His grandfathers executors duly met on August 12th and ceremoniously handed over the keys and possession of the estate to newly wed Mr. & Mrs. Thomas Bateman, now of Middleton and Lomberdale Hall.

The new Squire’s marriage and career prospered. Though modern archeologists would have been horrified by his crude methods, what Thomas lacked in finesse, he made up for in careful notes and pioneering discoveries which earned him a high reputation in academic circles. His discovery of a Saxon helmet and chain mail at Benty Grange, along with the 1847 publication of his `Vestiges of the Antiquities of Derbyshire’ raised his status considerably. His most active digging period was between 1847-51 when he and his men opened up around 300 tumuli, but in his early thirties he became seriously ill and this turned his attention to religion. In 1853 he built a Congregational Chapel at Coldwell End, Youlgreave, and set up a school in the basement of his grandfather’s chapel at Middleton where he and his growing family became regular attenders.

By 1855 the collection of antiquities in the museum at Lomberdale had become so vast that the Hall was considerably extended. A contemporary report stated, `The museum and library at Lomberdale has for some years been next to Chatsworth and Haddon Hall, one of the wonders of the Peak.’

The Barrow Knight’s final publication, `Ten Years Diggings in Celtic & Saxon Grave Hills in Derby, Stafford, and York’ appeared in August 1861 – just two weeks before his early death at the age of 40.

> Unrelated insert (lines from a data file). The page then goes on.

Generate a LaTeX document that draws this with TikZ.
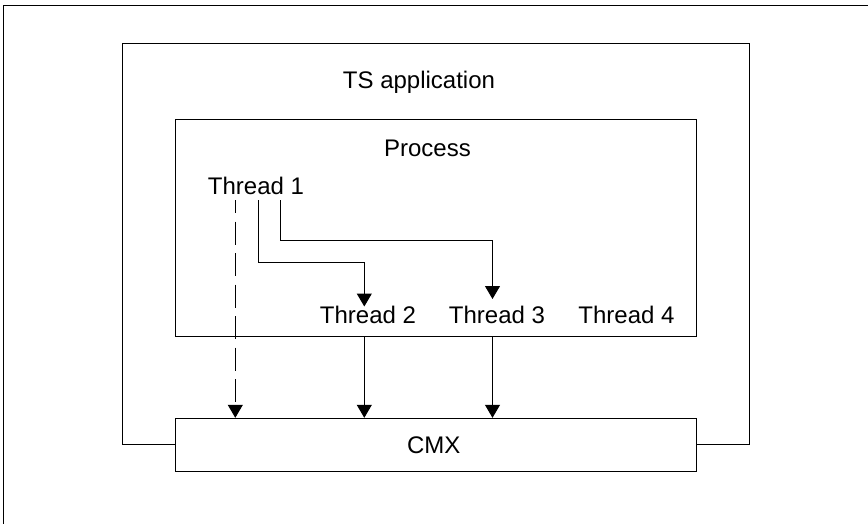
\documentclass[tikz,border=0pt]{standalone}
\usepackage{fontspec}
\setmainfont{Liberation Sans}
\usetikzlibrary{arrows.meta}
\tikzset{
  ln/.style={line width=1pt, line cap=rect},
  arr/.style={line width=1pt, -{Triangle[length=13pt,width=15pt]}},
  box/.style={draw, line width=1pt, rectangle, inner sep=0pt},
  lbl/.style={inner sep=0pt, anchor=base, font=\fontsize{24}{28}\selectfont},
  dsh/.style={dash pattern=on 23pt off 8.5pt, dash phase=10pt}
}
\begin{document}
\begin{tikzpicture}[x=1pt,y=-1pt]
\useasboundingbox (0,0) rectangle (868,523);
% outer frame (top and left edges)
\draw[ln] (868,5) -- (3.3,5) -- (3.3,523);
% boxes
\node[box, minimum width=521.4pt, minimum height=217.4pt] (proc) at (436,228) {};
\node[box, minimum width=521.4pt, minimum height=52.7pt] (cmx) at (436,444.65) {};
\node[lbl] (cmxl) at (433.8,453.3) {CMX};
% TS application frame
\coordinate (tsl) at (122.7,43.3);
\coordinate (tsr) at (749.3,43.3);
\draw[ln] (cmx.west) -| (tsl) -- (tsr) |- (cmx.east);
% labels
\node[lbl] (ts) at (419,88.3) {TS application};
\node[lbl] (procl) at (427.5,156.7) {Process};
\node[lbl] (t1) at (256,194) {Thread 1};
\node[lbl] (t2) at (368,323.3) {Thread 2};
\node[lbl] (t3) at (497,323.3) {Thread 3};
\node[lbl] (t4) at (626.5,323.3) {Thread 4};
% connector coordinates
\coordinate (s0) at (235.3,200);
\coordinate (s1) at (258.3,200);
\coordinate (s2) at (280.7,200);
\coordinate (k1) at (364.3,262.3);
\coordinate (k2) at (492.5,240);
\coordinate (e2) at (364.3,306.5);
\coordinate (e3) at (492.5,299);
% connectors
\draw[arr, dsh] (s0) -- (s0 |- cmx.north);
\draw[arr] (s1) |- (k1) -- (e2);
\draw[arr] (s2) |- (k2) -- (e3);
\draw[arr] (k1 |- proc.south) -- (k1 |- cmx.north);
\draw[arr] (k2 |- proc.south) -- (k2 |- cmx.north);
\end{tikzpicture}
\end{document}
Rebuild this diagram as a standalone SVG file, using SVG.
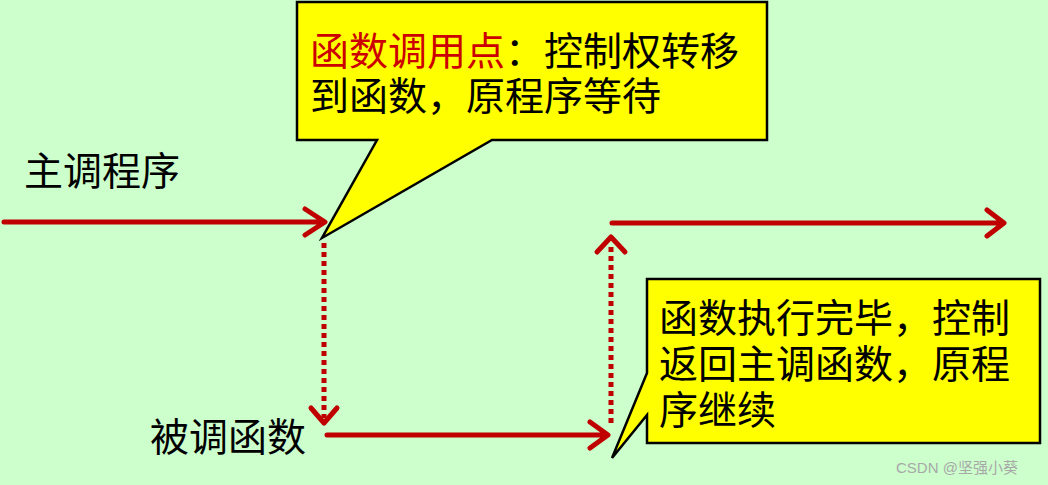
<svg xmlns="http://www.w3.org/2000/svg" width="1048" height="485" viewBox="0 0 1048 485">
<style>
.t{font-family:"Noto Sans CJK SC","Noto Sans",sans-serif;font-size:39px;fill:#000}
.red{fill:#CC0000}
.line{stroke:#C00000;stroke-width:5;fill:none;stroke-linejoin:round;stroke-linecap:round}
.dot{stroke:#C00000;stroke-width:5;fill:none;stroke-dasharray:5 4}
.callout{fill:#FFFF00;stroke:#000;stroke-width:2.5;stroke-linejoin:miter}
.wm{font-family:"Liberation Sans","Noto Sans CJK SC",sans-serif;font-size:15px;fill:#A8A8A8}
</style>
<rect width="1048" height="485" fill="#CCFFCC"/>
<g id="labels">
<text class="t" x="24" y="185">主调程序</text>
<text class="t" x="150" y="451">被调函数</text>
</g>
<g id="connectors">
<path class="line" d="M4,222 H323 M305,209 L325,222 L305,235"/>
<path class="dot" d="M324,243 V418"/>
<path class="line" d="M311,408 L324,423 L337,408"/>
<path class="line" d="M327,435 H606 M590,422 L608,435 L590,448"/>
<path class="dot" d="M611,423 V244"/>
<path class="line" d="M597,252 L611,237 L625,252"/>
<path class="line" d="M612,223 H1003 M987,210 L1004,223 L987,236"/>
</g>
<g id="callout-call">
<path class="callout" d="M297,2 H767 V140 H492 L322,238 L377,140 H297 Z"/>
<text class="t"><tspan x="310" y="65"><tspan class="red">函数调用点</tspan>：控制权转移</tspan><tspan x="310" y="110">到函数，原程序等待</tspan></text>
</g>
<g id="callout-return">
<path class="callout" d="M647,279 H1040 V443 H647 V415 L612,458 L647,373 Z"/>
<text class="t"><tspan x="659" y="332">函数执行完毕，控制</tspan><tspan x="659" y="378">返回主调函数，原程</tspan><tspan x="659" y="424">序继续</tspan></text>
</g>
<text class="wm" x="896" y="473">CSDN @坚强小葵</text>
</svg>
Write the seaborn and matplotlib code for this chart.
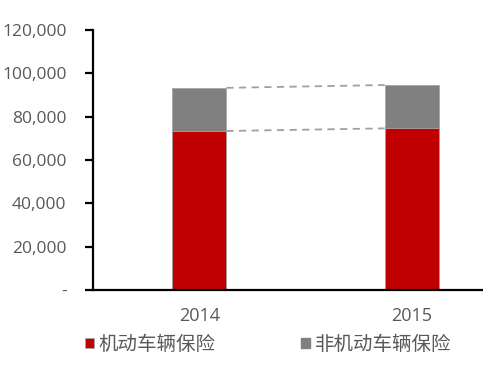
import matplotlib
matplotlib.use('Agg')
import matplotlib.pyplot as plt
import matplotlib.ticker as mticker
from matplotlib.patches import Patch
import numpy as np
import pandas as pd
import seaborn as sns

years = ['2014', '2015']
motor = [73400, 74600]
non_motor = [19900, 20000]
series_names = ['机动车辆保险', '非机动车辆保险']
y_ticks = [0, 20000, 40000, 60000, 80000, 100000, 120000]

RED = '#C00000'
GRAY = '#808080'
TXT = '#595959'

sns.set_theme(style='white')
plt.rcParams['font.family'] = ['Open Sans', 'Noto Sans CJK SC', 'DejaVu Sans']

df = pd.DataFrame({'year': years, 'motor': motor, 'non_motor': non_motor})
df['total'] = df['motor'] + df['non_motor']

fig = plt.figure(figsize=(4.83, 3.86), dpi=100)
ax = fig.add_axes([93 / 483, 1 - 290 / 386, 1 - 93 / 483, 260 / 386])

bw = 0.255
sns.barplot(data=df, x='year', y='total', color=GRAY, width=bw, saturation=1,
            edgecolor='#A6A6A6', linewidth=0.6, ax=ax)
sns.barplot(data=df, x='year', y='motor', color=RED, width=bw, saturation=1,
            edgecolor='#A6A6A6', linewidth=0.6, ax=ax)

# dashed connectors between the bars
for col in ['total', 'motor']:
    ax.plot([0 + bw / 2, 1 - bw / 2], df[col].values, ls=(0, (4, 3)),
            color='#A0A0A0', lw=1.3)

ax.set_xlim(-0.5, 1.335)
ax.set_ylim(0, 120000)
ax.set_yticks(y_ticks)
ax.yaxis.set_major_formatter(mticker.FuncFormatter(
    lambda v, p: '-' if v == 0 else f'{int(v):,}'))
ax.set_xlabel('')
ax.set_ylabel('')

for s in ['top', 'right']:
    ax.spines[s].set_visible(False)
for s in ['left', 'bottom']:
    ax.spines[s].set_color('black')
    ax.spines[s].set_linewidth(1.6)

ax.tick_params(axis='y', direction='out', length=6, width=1.6, color='black',
               labelsize=12.5, labelcolor=TXT, pad=13, left=True)
ax.tick_params(axis='x', length=0, labelsize=13, labelcolor=TXT, pad=12)

handles = [Patch(facecolor=RED, edgecolor='#A6A6A6', linewidth=0.6),
           Patch(facecolor=GRAY, edgecolor=GRAY)]
fig.legend(handles, series_names, loc='center', bbox_to_anchor=(0.555, 1 - 345 / 386),
           ncol=2, frameon=False, fontsize=14, labelcolor=TXT,
           handlelength=0.45, handleheight=0.45, handletextpad=0.25, columnspacing=4.4)

fig.savefig('out.png', dpi=100)
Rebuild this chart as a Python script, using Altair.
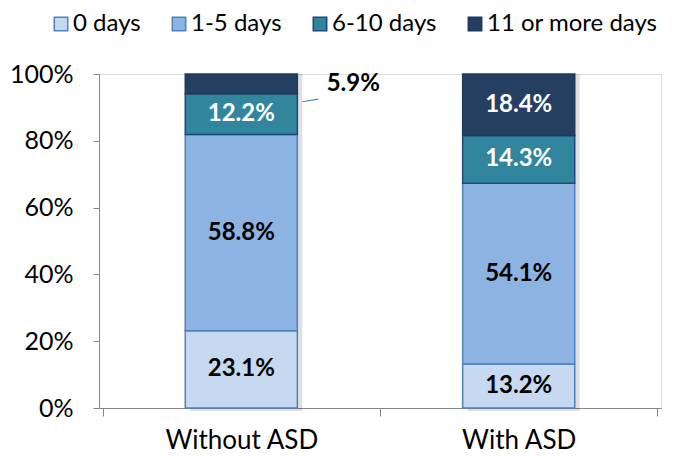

His only son Thomas William inherited the Middleton Estate but frittered all the family’s hard-earned wealth away. A heavy drinker, he finally had to sell his father’s entire collection at Lomberdale to meet his debts and died `incapable and insolvent, (and allegedly pickled)’ in 1895, aged only 43.

Thus in the space of just 70 years the Victorian four-generation Bateman dynasty had risen and fallen, and by the turn of the twentieth century was no more. Three Thomas Batemans had come and gone; but their heritage lives on in the magnificent mansions they built at Middleton.

*The Bateman collection is on permanent display at the Public Museum in Sheffield.